The USA have won four World Cups. Rapinoe has played in three, winning two.

She also said she was “not sure I’m qualified for office”. To host Chuck Todd’s contention that there are “no qualifications for office these days”, Rapinoe answered with a mild slight at the current occupant of the White House:

“Yeah. Well, yeah, that’s true. Up to 44” – Trump being the 45th president – “I guess there was.”

She said: “You know what? I’m going to fight for equal pay every day for myself, for my team, and for every single person out there, man, woman, immigrant, US citizen, person of color, whatever it may be. ‘Equal pay,’ as the great Serena Williams said, ‘until I’m in my grave.’”

Rapino repeatedly made headlines on and off the field as the USA marched to the World Cup final, in which they beat the Netherlands 2-0.

She said she would not go to the White House if the team were invited, prompting tweeted ire from Trump. She said no team could win the event without gay players, of which she is one. And she emerged as a prominent voice for equal pay after it was reported that the USA men’s team earned significantly more than the women despite being significantly less successful.

On Sunday that fight produced a significant result. Procter & Gamble, a team sponsor, took out ads in the New York Times which said it was donating more than $500,000 to the women’s national team players’ association, $23,000 for each member of the 23-woman squad. The company also urged governing body US Soccer “to be on the right side of history”.
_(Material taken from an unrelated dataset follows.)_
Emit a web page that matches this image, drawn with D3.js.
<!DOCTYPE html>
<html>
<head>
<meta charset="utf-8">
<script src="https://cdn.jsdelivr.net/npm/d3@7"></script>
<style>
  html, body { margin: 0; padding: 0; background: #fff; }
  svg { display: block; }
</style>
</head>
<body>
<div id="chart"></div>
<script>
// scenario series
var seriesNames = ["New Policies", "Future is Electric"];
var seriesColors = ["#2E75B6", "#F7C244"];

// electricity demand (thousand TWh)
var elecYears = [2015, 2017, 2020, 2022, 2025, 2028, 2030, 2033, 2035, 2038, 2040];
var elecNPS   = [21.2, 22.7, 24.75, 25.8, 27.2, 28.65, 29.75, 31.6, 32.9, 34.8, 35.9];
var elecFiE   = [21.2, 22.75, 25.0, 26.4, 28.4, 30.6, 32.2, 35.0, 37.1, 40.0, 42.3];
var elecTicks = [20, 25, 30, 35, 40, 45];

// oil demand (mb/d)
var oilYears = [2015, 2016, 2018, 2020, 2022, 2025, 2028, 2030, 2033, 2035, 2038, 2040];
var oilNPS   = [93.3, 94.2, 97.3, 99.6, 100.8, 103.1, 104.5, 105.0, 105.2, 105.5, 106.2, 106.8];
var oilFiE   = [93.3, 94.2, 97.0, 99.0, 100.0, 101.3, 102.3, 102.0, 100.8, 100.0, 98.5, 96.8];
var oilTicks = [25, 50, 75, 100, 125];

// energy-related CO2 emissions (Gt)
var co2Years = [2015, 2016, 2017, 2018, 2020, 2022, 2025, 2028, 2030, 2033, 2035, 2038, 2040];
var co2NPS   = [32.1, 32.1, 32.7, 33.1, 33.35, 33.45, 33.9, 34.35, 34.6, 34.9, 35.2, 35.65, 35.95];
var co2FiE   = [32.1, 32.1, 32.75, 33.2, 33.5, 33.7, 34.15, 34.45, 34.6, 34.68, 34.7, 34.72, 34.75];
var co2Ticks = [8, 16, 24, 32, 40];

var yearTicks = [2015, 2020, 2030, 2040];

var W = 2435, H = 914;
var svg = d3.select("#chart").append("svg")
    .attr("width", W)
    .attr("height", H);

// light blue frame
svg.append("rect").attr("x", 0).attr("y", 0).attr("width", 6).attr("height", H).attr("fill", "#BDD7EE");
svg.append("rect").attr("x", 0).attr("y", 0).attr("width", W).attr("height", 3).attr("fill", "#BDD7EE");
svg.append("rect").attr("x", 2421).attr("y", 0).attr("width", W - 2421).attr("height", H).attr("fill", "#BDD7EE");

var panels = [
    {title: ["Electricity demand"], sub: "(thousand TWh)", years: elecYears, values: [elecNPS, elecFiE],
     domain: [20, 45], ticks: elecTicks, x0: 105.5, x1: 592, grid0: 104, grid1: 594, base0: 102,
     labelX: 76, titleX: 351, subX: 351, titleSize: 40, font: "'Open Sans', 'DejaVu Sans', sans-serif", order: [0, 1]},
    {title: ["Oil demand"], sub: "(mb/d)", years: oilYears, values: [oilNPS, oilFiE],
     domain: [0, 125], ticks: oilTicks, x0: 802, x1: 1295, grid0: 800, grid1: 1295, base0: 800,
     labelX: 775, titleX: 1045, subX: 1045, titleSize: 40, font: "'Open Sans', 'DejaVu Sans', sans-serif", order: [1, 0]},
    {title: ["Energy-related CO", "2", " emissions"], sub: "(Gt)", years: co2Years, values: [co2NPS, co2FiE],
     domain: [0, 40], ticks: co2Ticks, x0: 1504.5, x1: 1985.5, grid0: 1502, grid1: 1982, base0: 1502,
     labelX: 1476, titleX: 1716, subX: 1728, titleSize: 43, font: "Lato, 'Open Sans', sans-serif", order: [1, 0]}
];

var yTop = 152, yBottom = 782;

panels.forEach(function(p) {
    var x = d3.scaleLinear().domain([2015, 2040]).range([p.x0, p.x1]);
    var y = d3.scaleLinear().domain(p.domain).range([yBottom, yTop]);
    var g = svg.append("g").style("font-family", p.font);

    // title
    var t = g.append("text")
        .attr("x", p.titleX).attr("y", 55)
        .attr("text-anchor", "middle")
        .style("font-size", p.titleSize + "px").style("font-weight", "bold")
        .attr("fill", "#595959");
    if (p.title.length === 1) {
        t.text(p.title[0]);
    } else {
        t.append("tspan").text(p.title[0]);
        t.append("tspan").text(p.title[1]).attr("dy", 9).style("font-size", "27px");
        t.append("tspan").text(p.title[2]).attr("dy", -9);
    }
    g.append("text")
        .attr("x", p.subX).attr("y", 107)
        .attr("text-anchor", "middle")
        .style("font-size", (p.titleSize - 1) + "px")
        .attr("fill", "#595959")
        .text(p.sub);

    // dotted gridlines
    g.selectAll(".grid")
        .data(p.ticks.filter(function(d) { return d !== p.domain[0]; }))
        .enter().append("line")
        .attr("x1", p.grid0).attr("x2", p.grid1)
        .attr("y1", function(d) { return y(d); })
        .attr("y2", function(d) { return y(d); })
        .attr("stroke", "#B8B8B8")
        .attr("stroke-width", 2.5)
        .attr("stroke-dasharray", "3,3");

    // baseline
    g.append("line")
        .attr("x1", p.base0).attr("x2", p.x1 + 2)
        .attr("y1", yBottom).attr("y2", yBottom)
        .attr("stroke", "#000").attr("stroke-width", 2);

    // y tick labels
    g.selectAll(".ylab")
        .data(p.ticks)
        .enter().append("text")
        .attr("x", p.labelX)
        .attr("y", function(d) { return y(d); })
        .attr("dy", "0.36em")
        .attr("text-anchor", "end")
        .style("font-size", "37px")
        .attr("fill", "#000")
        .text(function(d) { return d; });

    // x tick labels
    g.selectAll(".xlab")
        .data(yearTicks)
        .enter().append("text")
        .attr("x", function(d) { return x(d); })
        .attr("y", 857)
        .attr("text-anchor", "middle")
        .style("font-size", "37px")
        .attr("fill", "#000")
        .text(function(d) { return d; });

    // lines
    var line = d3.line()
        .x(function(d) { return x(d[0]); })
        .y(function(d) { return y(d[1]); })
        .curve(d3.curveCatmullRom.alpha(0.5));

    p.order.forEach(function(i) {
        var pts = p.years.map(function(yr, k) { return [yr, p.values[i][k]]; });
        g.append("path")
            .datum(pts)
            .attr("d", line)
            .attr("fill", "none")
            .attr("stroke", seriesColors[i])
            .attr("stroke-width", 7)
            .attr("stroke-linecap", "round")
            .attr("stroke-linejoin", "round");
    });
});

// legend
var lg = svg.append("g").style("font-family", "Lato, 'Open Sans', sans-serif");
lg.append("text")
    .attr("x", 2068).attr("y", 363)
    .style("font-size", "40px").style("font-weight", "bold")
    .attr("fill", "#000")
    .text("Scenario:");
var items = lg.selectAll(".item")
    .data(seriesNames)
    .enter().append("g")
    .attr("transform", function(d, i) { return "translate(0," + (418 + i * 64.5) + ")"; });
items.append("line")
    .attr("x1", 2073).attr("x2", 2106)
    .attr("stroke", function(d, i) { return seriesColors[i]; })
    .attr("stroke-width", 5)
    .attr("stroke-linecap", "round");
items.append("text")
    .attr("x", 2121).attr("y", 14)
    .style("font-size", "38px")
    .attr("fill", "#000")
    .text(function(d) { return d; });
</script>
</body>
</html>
In the aftermath of the World Cup one polling company suggested Rapinoe could beat Trump in a presidential election, the kind of coverage which prompted Sports Illustrated to write: “There are elements of a modern-day Muhammad Ali in Rapinoe’s co-mingling of sports and social activism, to say nothing of her ability to turn the media’s attention, even when negative in certain circles, to her advantage.”
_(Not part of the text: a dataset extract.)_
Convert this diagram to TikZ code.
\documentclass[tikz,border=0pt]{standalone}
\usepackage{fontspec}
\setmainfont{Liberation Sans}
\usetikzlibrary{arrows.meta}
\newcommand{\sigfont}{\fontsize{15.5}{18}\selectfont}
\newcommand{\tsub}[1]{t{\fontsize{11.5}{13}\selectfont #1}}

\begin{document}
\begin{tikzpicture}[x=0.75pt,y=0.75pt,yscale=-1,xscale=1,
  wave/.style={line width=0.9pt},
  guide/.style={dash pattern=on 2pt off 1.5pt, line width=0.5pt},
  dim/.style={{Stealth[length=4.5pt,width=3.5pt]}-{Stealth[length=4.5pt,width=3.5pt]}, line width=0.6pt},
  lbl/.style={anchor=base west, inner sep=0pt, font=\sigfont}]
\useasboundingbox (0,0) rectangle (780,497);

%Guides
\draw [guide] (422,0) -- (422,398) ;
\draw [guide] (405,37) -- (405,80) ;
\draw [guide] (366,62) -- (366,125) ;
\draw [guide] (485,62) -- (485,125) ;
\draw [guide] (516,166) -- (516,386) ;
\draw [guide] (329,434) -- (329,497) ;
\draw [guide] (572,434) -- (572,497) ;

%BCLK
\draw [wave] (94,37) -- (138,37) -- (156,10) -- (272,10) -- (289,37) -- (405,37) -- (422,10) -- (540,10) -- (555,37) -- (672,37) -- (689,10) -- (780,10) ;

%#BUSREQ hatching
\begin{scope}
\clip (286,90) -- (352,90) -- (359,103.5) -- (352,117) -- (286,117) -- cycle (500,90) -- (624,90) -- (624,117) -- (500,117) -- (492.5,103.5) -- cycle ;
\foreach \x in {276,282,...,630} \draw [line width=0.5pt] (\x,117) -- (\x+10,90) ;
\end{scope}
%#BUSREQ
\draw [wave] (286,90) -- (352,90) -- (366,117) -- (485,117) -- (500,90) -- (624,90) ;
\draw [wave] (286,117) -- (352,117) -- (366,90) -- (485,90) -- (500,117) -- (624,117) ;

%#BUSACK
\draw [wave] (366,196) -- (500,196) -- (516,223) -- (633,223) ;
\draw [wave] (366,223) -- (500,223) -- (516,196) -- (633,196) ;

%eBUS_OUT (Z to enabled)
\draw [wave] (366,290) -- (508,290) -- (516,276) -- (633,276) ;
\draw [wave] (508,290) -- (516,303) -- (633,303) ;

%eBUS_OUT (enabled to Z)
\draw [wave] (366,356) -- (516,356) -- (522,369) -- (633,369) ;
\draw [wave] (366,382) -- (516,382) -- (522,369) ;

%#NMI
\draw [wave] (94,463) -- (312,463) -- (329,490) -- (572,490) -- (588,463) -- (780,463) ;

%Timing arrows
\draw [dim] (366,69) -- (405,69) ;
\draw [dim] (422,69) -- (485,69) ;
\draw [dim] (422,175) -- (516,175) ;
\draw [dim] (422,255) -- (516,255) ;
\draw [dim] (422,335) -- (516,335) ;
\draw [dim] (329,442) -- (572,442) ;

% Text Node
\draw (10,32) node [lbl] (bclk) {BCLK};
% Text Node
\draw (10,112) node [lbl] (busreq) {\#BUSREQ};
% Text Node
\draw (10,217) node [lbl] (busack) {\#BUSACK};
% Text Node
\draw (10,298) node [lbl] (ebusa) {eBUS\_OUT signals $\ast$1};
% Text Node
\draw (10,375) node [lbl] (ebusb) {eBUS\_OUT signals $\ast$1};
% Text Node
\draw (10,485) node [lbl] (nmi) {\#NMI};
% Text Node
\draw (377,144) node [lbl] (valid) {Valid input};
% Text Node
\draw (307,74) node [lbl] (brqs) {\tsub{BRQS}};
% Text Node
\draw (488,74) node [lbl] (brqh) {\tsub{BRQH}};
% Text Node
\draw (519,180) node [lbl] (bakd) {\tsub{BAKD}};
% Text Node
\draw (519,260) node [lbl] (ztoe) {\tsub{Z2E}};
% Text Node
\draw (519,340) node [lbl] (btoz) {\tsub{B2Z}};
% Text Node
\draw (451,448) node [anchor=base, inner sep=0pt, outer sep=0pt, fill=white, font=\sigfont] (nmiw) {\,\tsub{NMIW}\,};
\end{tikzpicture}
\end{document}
“That’s very flattering,” Rapinoe told NBC. “I don’t know if I’m Ali, but I’m happy to be the biggest ally I can to Ali.”

This week, Rapinoe’s remarks at a victory parade in New York City were a lightning rod for rightwing critics. She told NBC she was able to speak up in public because “the opportunity is in everyone’s exhaustion of the fighting and the negative, and our team has managed to make people proud again, to capture people’s interest, to make them want to do something.

“I think people are asking the question, ‘How can we rally around this team?’ … whether it’s equal pay or racial equality or LGBTQ rights. I think we’ve just managed to give people hope. And with that now we need to do the next step, which is to actually take the progress step.”

Asked what she would say to a notional soccer-loving Trump supporter who wanted her to visit the White House, Rapinoe said she would “try to share our message”.

“Do you, you know, believe that all people are created equal? Do you believe that equal pay should be mandated? Do you believe that everyone should have healthcare? Do you believe that we should treat everyone with respect? I think those are the basics of what we’re talking about.

“And I understand people feel upset or uncomfortable. There’s, I think, some feelings of disrespect about the anthem protest or things that I’ve said in the past, but ultimately I think I am here, open and honest. I’ve admitted mistakes. I will continue to do that.

“I … want to have that conversation because I think Trump’s message excludes people that look like me and that are me, of course, but it excludes a lot of people in his base as well. And I think that he’s trying to divide so he can conquer, not unite so we can all conquer.”

Trump has seemed in two minds about whether the USA will be invited to the White House, as champion teams commonly are. Rapinoe said there were “like, 50 policy issues that we can probably reverse and get going” before the team would go.

“I mean,” she said, “it would take a tremendous amount I think. I understand that progress is sometimes slow and I’ll never close any door all the way. But I think it would take more than Trump is willing to do.”